Cependant, la cour observe que les motifs du premier juge, outre qu'ils sont formulés de manière hypothétique et ne permettent pas de caractériser un manquement effectif des vendeurs aux obligations mises à leur charge dans le cadre des conditions particulières stipulées au contrat de vente, ont trait, non pas aux conditions de formation du contrat, mais à son exécution, les conditions particulières litigieuses ne s'analysant pas en des conditions suspensives, mais en des obligations particulières mises à la charge des vendeurs dans le cadre de leur obligation générale de délivrance.
Etant observé que la cour n'est pas tenue par l'ordre de présentation des moyens tel que figurant dans les écritures des parties, il convient en premier lieu d'examiner le moyen soulevé par les époux [I] relatif aux conditions d'exercice de leur droit de rétractation, aux fins tout d'abord de déterminer si le contrat a valablement été formé avant d'aborder, le cas échéant, les questions relatives à l'exécution par les parties de leurs obligations contractuelles respectives et à la mise en oeuvre de la clause pénale contractuelle.
Sur l'exercice du droit de rétractation
* Aux termes de l'article 1112-1 du code civil, 'celle des parties qui connaît une information dont l'importance est déterminante pour le consentement de l'autre doit l'en informer dès lors que, légitimement, cette dernière ignore cette information ou fait confiance à son cocontractant. (...)/ Ont une importance déterminante les informations qui ont un lien direct et nécessaire avec le contenu du contrat ou la qualité des parties. (...)'.
* L'acquéreur, non professionnel, d'un logement d'habitation, neuf ou ancien, bénéficie d'un délai de rétractation de dix jours.
L'article L.271-1 du code de la construction et de l'habitation, dans sa rédaction issue de la loi n°2018-1021 du 23 novembre 2018, applicable au litige, dispose ainsi que :
'Pour tout acte ayant pour objet la construction ou l'acquisition d'un immeuble à usage d'habitation, la souscription de parts donnant vocation à l'attribution en jouissance ou en propriété d'immeubles d'habitation ou la vente d'immeubles à construire ou de location-accession à la propriété immobilière, l'acquéreur non professionnel peut se rétracter dans un délai de dix jours à compter du lendemain de la première présentation de la lettre lui notifiant l'acte.
Cet acte est notifié à l'acquéreur par lettre recommandée avec demande d'avis de réception ou par tout autre moyen présentant des garanties équivalentes pour la détermination de la date de réception ou de remise.

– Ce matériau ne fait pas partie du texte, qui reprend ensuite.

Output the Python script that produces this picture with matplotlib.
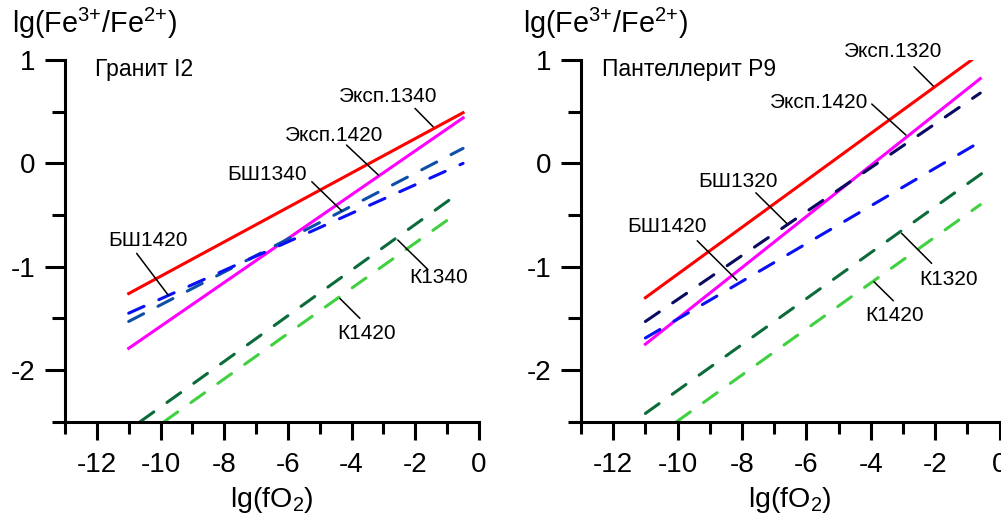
import matplotlib
matplotlib.use("Agg")
import matplotlib.pyplot as plt
from matplotlib.ticker import MultipleLocator

plt.rcParams['font.family'] = ['Liberation Sans', 'DejaVu Sans']
plt.rcParams['mathtext.fontset'] = 'custom'
plt.rcParams['mathtext.rm'] = 'Liberation Sans'
plt.rcParams['mathtext.default'] = 'regular'
plt.rcParams['axes.unicode_minus'] = False

# ---- data ----
# left panel: Гранит I2
granite_exp1340_x = [-11, -0.5]
granite_exp1340_y = [-1.26, 0.49]
granite_exp1420_x = [-11, -0.5]
granite_exp1420_y = [-1.79, 0.44]
granite_bsh1340_x = [-11, -0.5]
granite_bsh1340_y = [-1.53, 0.145]
granite_bsh1420_x = [-11, -0.5]
granite_bsh1420_y = [-1.45, 0.0]
granite_k1340_x = [-10.64, -0.82]
granite_k1340_y = [-2.5, -0.33]
granite_k1420_x = [-9.89, -0.86]
granite_k1420_y = [-2.5, -0.52]

# right panel: Пантеллерит P9
pant_exp1320_x = [-11, -0.87]
pant_exp1320_y = [-1.30, 1.0]
pant_exp1420_x = [-11, -0.6]
pant_exp1420_y = [-1.75, 0.82]
pant_bsh1320_x = [-11, -0.6]
pant_bsh1320_y = [-1.53, 0.68]
pant_bsh1420_x = [-11, -0.65]
pant_bsh1420_y = [-1.69, 0.2]
pant_k1320_x = [-11, -0.56]
pant_k1320_y = [-2.42, -0.10]
pant_k1420_x = [-10.03, -0.6]
pant_k1420_y = [-2.5, -0.40]

# labels: text, text centre, leader start, leader end
granite_labels = [
    ('Эксп.1340', (-2.86, 0.647), (-2.01, 0.532), (-1.44, 0.354)),
    ('Эксп.1420', (-4.55, 0.274), (-4.16, 0.177), (-3.16, -0.113)),
    ('БШ1340', (-6.64, -0.108), (-5.25, -0.178), (-4.31, -0.459)),
    ('БШ1420', (-10.38, -0.742), (-10.75, -0.871), (-9.76, -1.275)),
    ('К1340', (-1.26, -1.105), (-1.61, -1.026), (-2.55, -0.742)),
    ('К1420', (-3.52, -1.648), (-3.74, -1.5), (-4.37, -1.307)),
]
pant_labels = [
    ('Эксп.1320', (-3.31, 1.087), (-2.66, 0.935), (-2.06, 0.748)),
    ('Эксп.1420', (-5.61, 0.584), (-3.97, 0.574), (-2.91, 0.274)),
    ('БШ1320', (-8.11, -0.176), (-7.57, -0.285), (-6.61, -0.581)),
    ('БШ1420', (-10.33, -0.612), (-9.39, -0.749), (-8.16, -1.13)),
    ('К1320', (-1.6, -1.125), (-2.11, -0.968), (-3.04, -0.678)),
    ('К1420', (-3.25, -1.473), (-3.3, -1.33), (-3.9, -1.146)),
]

RED = '#ff0000'
MAGENTA = '#ff00ff'
BLUE = '#0a10f5'
STEEL = '#0d4fa8'
NAVY = '#0a0a60'
DGREEN = '#0b6b3a'
LGREEN = '#40d040'

LW = 2.2
DASH = (5.5, 5.3)


def style_axes(ax):
    ax.set_xlim(-13, 0)
    ax.set_ylim(-2.5, 1)
    for s in ['top', 'right']:
        ax.spines[s].set_visible(False)
    for s in ['left', 'bottom']:
        ax.spines[s].set_linewidth(2.2)
    ax.xaxis.set_major_locator(MultipleLocator(2))
    ax.xaxis.set_minor_locator(MultipleLocator(1))
    ax.yaxis.set_major_locator(MultipleLocator(1))
    ax.yaxis.set_minor_locator(MultipleLocator(0.5))
    ax.tick_params(axis='x', which='major', direction='out', length=13, width=2.2,
                   labelsize=20, pad=9)
    ax.tick_params(axis='x', which='minor', direction='out', length=8.5, width=2.2)
    ax.tick_params(axis='y', which='major', direction='out', length=14.5, width=2.2,
                   labelsize=20, pad=7)
    ax.tick_params(axis='y', which='minor', direction='out', length=9.5, width=2.2)
    ax.set_xlabel('lg(fO$_2$)', fontsize=20.5, labelpad=5)


def add_labels(ax, labels):
    for text, txy, p0, p1 in labels:
        ax.annotate('', xy=p1, xytext=p0,
                    arrowprops=dict(arrowstyle='-', color='black', lw=1.1,
                                    shrinkA=0, shrinkB=0))
        ax.text(txy[0], txy[1], text, fontsize=15, ha='center', va='center')


fig = plt.figure(figsize=(10.01, 5.22), dpi=100)
bottom = (522 - 421.7) / 522
height = 361.7 / 522
ax1 = fig.add_axes([65 / 1001, bottom, 414 / 1001, height])
ax2 = fig.add_axes([581 / 1001, bottom, 418.6 / 1001, height])

# left
ax1.plot(granite_exp1340_x, granite_exp1340_y, color=RED, lw=LW)
ax1.plot(granite_exp1420_x, granite_exp1420_y, color=MAGENTA, lw=LW)
for xs, ys, c in [(granite_bsh1340_x, granite_bsh1340_y, STEEL),
                  (granite_bsh1420_x, granite_bsh1420_y, BLUE),
                  (granite_k1340_x, granite_k1340_y, DGREEN),
                  (granite_k1420_x, granite_k1420_y, LGREEN)]:
    ax1.plot(xs, ys, color=c, lw=LW, linestyle=(0, DASH), dash_capstyle='round')
style_axes(ax1)
add_labels(ax1, granite_labels)
ax1.text(0.0725, 0.974, 'Гранит I2', transform=ax1.transAxes, fontsize=16.5,
         ha='left', va='center')

# right
ax2.plot(pant_exp1320_x, pant_exp1320_y, color=RED, lw=LW)
ax2.plot(pant_exp1420_x, pant_exp1420_y, color=MAGENTA, lw=LW)
for xs, ys, c in [(pant_bsh1320_x, pant_bsh1320_y, NAVY),
                  (pant_bsh1420_x, pant_bsh1420_y, BLUE),
                  (pant_k1320_x, pant_k1320_y, DGREEN),
                  (pant_k1420_x, pant_k1420_y, LGREEN)]:
    ax2.plot(xs, ys, color=c, lw=LW, linestyle=(0, DASH), dash_capstyle='round')
style_axes(ax2)
add_labels(ax2, pant_labels)
ax2.text(0.05, 0.974, 'Пантеллерит P9', transform=ax2.transAxes, fontsize=16.5,
         ha='left', va='center')

ylab = r'$lg(Fe^{3{+}}/Fe^{2{+}})$'
fig.text(12 / 1001, (522 - 33) / 522, ylab, fontsize=20.7, ha='left', va='baseline')
fig.text(523 / 1001, (522 - 33) / 522, ylab, fontsize=20.7, ha='left', va='baseline')

fig.savefig('out.png', dpi=100)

La faculté de rétractation est exercée dans ces mêmes formes.
Lorsque l'acte est conclu par l'intermédiaire d'un professionnel ayant reçu mandat pour prêter son concours à la vente, cet acte peut être remis directement au bénéficiaire du droit de rétractation. Dans ce cas, le délai de rétractation court à compter du lendemain de la remise de l'acte, qui doit être attestée selon des modalités fixées par décret.
Lorsque le contrat constatant ou réalisant la convention est précédé d'un contrat préliminaire ou d'une promesse synallagmatique ou unilatérale, les dispositions figurant aux trois alinéas précédents ne s'appliquent qu'à ce contrat ou à cette promesse.
Lorsque le contrat constatant ou réalisant la convention est dressé en la forme authentique et n'est pas précédé d'un contrat préliminaire ou d'une promesse synallagmatique ou unilatérale, l'acquéreur non professionnel dispose d'un délai de réflexion de dix jours à compter de la notification ou de la remise du projet d'acte selon les mêmes modalités que celles prévues pour le délai de rétractation mentionné aux premier et troisième alinéas. En aucun cas l'acte authentique ne peut être signé pendant ce délai de dix jours.
Les actes mentionnés au présent article indiquent, de manière lisible et compréhensible, les informations relatives aux conditions et aux modalités d'exercice du droit de rétractation ou de réflexion. (...)' (passages soulignés par la cour).
Il est constant que la modification substantielle, intervenue après la signature de la promesse de vente ou du contrat préliminaire, des éléments sur lesquels les parties ont donné leur accord, peut justifier l'ouverture d'un nouveau délai de réflexion au profit de l'acquéreur (3ème civ., 26 septembre 2007, n°06-17-187, diffusé ; 24 novembre 2016, pourvoi n°15-19.073, diffusé).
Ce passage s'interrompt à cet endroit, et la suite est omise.